Der generelle Leinenzwang wird als verhältnismäßig angesehen, da die Grundrechte der Hundehalter hinter den Schutzrechten anderer Menschen zurücktreten, insbesondere vor dem Hintergrund der hohen Schutzgüter Leben, Gesundheit und Eigentum. Auch subjektive Ängste vor unangeleinten Hunden sind unter dem Gesichtspunkt der öffentlichen Sicherheit relevant. Der Vorwurf, das Anleingebot beeinträchtige die artgerechte Haltung, trifft nicht zu, da die Halter selbst für das Wohl ihrer Tiere verantwortlich sind und Auslaufmöglichkeiten, auch außerhalb des unmittelbaren Gemeindegebiets, bestehen.

Eine geringere Gefährdung in Außenbereichen rechtfertigt keinen Ausschluss vom Leinenzwang, da auch dort Gefahren bestehen und die Schutzwürdigkeit aller Menschen gleich hoch ist. Der Verordnungsgeber darf generelle Regelungen ohne differenzierte Ausnahmen erlassen, um die Verwaltungspraktikabilität zu gewährleisten. Zeitliche oder örtliche Einschränkungen sind wegen praktischer Umsetzbarkeit nicht zwingend erforderlich.

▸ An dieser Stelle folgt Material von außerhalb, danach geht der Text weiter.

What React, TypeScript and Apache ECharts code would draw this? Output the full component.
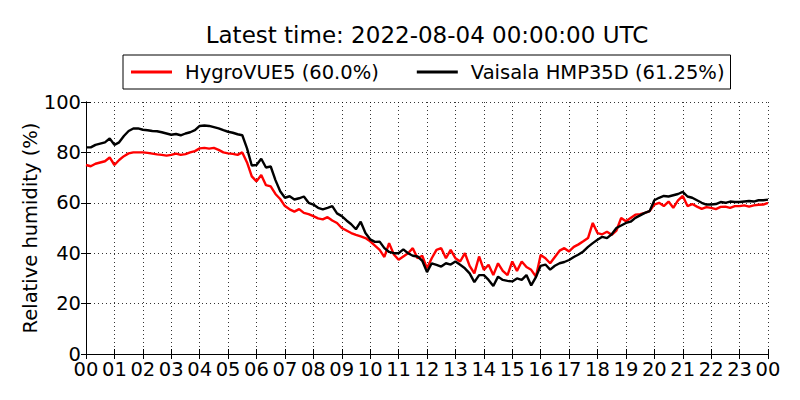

Sozialtypische Gegebenheiten wie fehlende Einfriedungen rechtfertigen keine Lockerung des Leinenzwangs, da ungesicherte Grundstücke ordnungswidrig sind. Die angebotenen Hundeauslaufflächen in der Gemeinde sind ausreichend groß und nutzbar, auch wenn nicht alle Bewohner sie zu Fuß erreichen können; alternative Verkehrsmittel sind zumutbar. Anforderungen an Pflege und Ausstattung der Auslaufflächen sind angemessen und nicht strenger als die Bedingungen in der freien Natur.

Beschränkungen wie ein Maulkorbzwang auf Auslaufflächen, die über gesetzliche Vorgaben hinausgehen, sind zulässig, um Schadensrisiken zu mindern, und stellen keine unverhältnismäßige Belastung dar. Insgesamt wiegt der Schutz der Allgemeinheit vor Hundebissen und Angriffen schwerer als die Einschränkungen für Hundehalter, weshalb das Anleingebot rechtlich Bestand hat.

Entscheidung

Der Antrag des Hundehalters wird abgelehnt.